Tax Planning Is Often Built Into Coverage Design
Although the tax rules themselves are straightforward, many people do not experience them as such. Tax planning in disability insurance rarely involves an active decision made after a disability occurs. Instead, it is embedded in how coverage is structured long before income is interrupted.
Disability coverage is often selected during hiring or open enrollment, when attention is focused on eligibility and monthly cost rather than future tax treatment. Premium funding methods are typically determined by employer plan design, payroll systems, or default benefit elections. These structural choices quietly set the tax outcome of future benefits.
Payroll deductions can further obscure what is happening. Employees may see a disability insurance line item on a pay stub without knowing whether the deduction is pre-tax or after-tax. That single distinction later determines whether benefits will be taxed, even though it may not feel like a meaningful choice at the time.
As a result, many people only discover how disability insurance benefits are taxed after a claim begins and income has already stopped. By then, expenses are fixed and financial flexibility may be limited. This gap between when tax outcomes are set and when they are felt explains why disability insurance tax planning often feels retrospective, even though the consequences were locked in years earlier.
Tips Many People Learn Only After Filing
Many people only understand how disability benefits are taxed when they prepare their first tax return after a claim begins. Until that point, the tax treatment of benefits often feels abstract or invisible, even though it directly affects take-home income.

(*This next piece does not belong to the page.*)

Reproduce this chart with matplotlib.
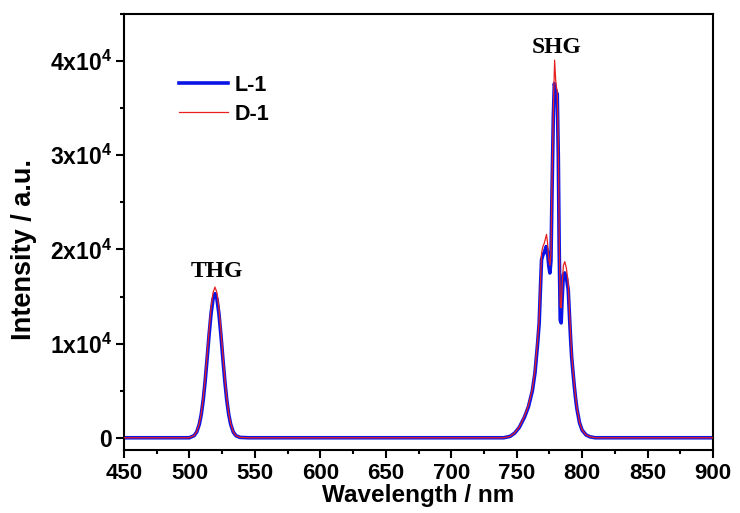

One common realization is that benefits from employer-paid disability coverage are treated as taxable income when the cost of premiums was excluded from taxable wages. This outcome can reduce monthly income at the same time earnings have stopped, leaving less room to absorb fixed expenses.
Another frequent discovery is that benefits from disability policies funded with after-tax dollars are typically received without federal income tax. For claimants, this difference often becomes clear only when comparing benefit statements to actual deposits or tax forms.

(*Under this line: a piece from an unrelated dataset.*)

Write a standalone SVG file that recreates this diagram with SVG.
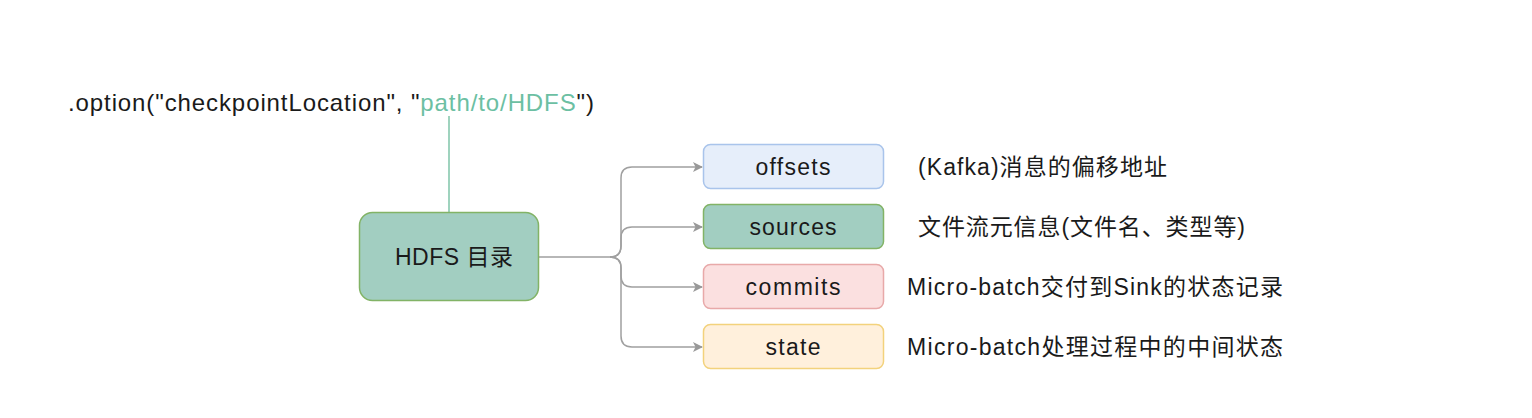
<svg xmlns="http://www.w3.org/2000/svg" width="1532" height="418" viewBox="0 0 1532 418">
<defs>
<marker id="arr" viewBox="0 0 10 10" refX="9" refY="5" markerWidth="10" markerHeight="10" markerUnits="userSpaceOnUse" orient="auto">
<path d="M0,0 L10,5 L0,10 L2.5,5 Z" fill="#999999"/>
</marker>
<style>
text{font-family:"Liberation Sans","Noto Sans CJK SC",sans-serif;fill:#1a1a1a;}
.lbl{font-size:23px;text-anchor:middle;dominant-baseline:central;}
.desc{font-size:23px;dominant-baseline:central;}
.edge{fill:none;stroke:#a0a0a0;stroke-width:1.5;}
</style>
</defs>
<rect width="1532" height="418" fill="#ffffff"/>
<text x="68" y="102" textLength="526" style="font-size:24px;dominant-baseline:central;">.option("checkpointLocation", "<tspan fill="#6cbfa3">path/to/HDFS</tspan>")</text>
<g id="connectors">
<line x1="449" y1="116" x2="449" y2="212" stroke="#7fc4a9" stroke-width="1.5"/>
<path class="edge" d="M539,257 H610 Q621,257 621,246 V178 Q621,167 632,167 H702" marker-end="url(#arr)"/>
<path class="edge" d="M610,257 Q621,257 621,246 V238 Q621,227 632,227 H702" marker-end="url(#arr)"/>
<path class="edge" d="M610,257 Q621,257 621,268 V276 Q621,287 632,287 H702" marker-end="url(#arr)"/>
<path class="edge" d="M610,257 Q621,257 621,268 V336 Q621,347 632,347 H702" marker-end="url(#arr)"/>
</g>
<g id="hdfs">
<rect x="359.5" y="212.5" width="179" height="88" rx="13" fill="#a2cec1" stroke="#82b366" stroke-width="1.5"/>
<text class="lbl" x="454" y="257" textLength="118">HDFS 目录</text>
</g>
<g id="offsets">
<rect x="703.5" y="144.5" width="180" height="44" rx="7" fill="#e6eefa" stroke="#a9c4eb" stroke-width="1.5"/>
<text class="lbl" x="793" y="167" textLength="75">offsets</text>
</g>
<g id="sources">
<rect x="703.5" y="204.5" width="180" height="44" rx="7" fill="#a2cec1" stroke="#82b366" stroke-width="1.5"/>
<text class="lbl" x="793" y="227" textLength="87">sources</text>
</g>
<g id="commits">
<rect x="703.5" y="264.5" width="180" height="44" rx="7" fill="#fbe0e0" stroke="#e8a9a9" stroke-width="1.5"/>
<text class="lbl" x="793" y="287" textLength="95">commits</text>
</g>
<g id="state">
<rect x="703.5" y="324.5" width="180" height="44" rx="7" fill="#fff0dc" stroke="#f3d27c" stroke-width="1.5"/>
<text class="lbl" x="793" y="347" textLength="55">state</text>
</g>
<g id="descriptions">
<text class="desc" x="918" y="167" textLength="249">(Kafka)消息的偏移地址</text>
<text class="desc" x="918" y="227" textLength="327">文件流元信息(文件名、类型等)</text>
<text class="desc" x="907" y="287" textLength="376">Micro-batch交付到Sink的状态记录</text>
<text class="desc" x="907" y="347" textLength="376">Micro-batch处理过程中的中间状态</text>
</g>
</svg>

Government disability programs can add another layer of complexity. Social Security Disability Insurance benefits may be partially taxable when total household income exceeds certain thresholds. “You will pay federal income taxes on your benefits if your combined income exceeds $25,000/year filing individually or $32,000/year filing jointly,” according to the Social Security Administration.
These realizations tend to arrive late in the process, when income has already been disrupted and financial decisions are harder to adjust.
What Income Protection Means After Taxes
Taken together, these tax rules show that income protection is shaped by more than benefit percentages or monthly dollar amounts. Taxes can materially change how much support a disability policy provides once benefits begin.
Two policies with identical stated benefits can deliver very different financial outcomes depending on how premiums were funded. In practice, after-tax income during disability is determined as much by tax classification as by coverage design.
Disability insurance also interacts with other income sources in uneven ways. Workers’ compensation benefits are generally exempt from federal income tax, while Supplemental Security Income is typically not taxable because it is needs-based. These differences can affect total household income when multiple benefit streams are involved.
Viewed this way, disability insurance tax planning is less about optimization and more about interpretation. The tax treatment of benefits is often set long before a disability occurs, but its impact becomes clear only when income protection is tested under real-world conditions.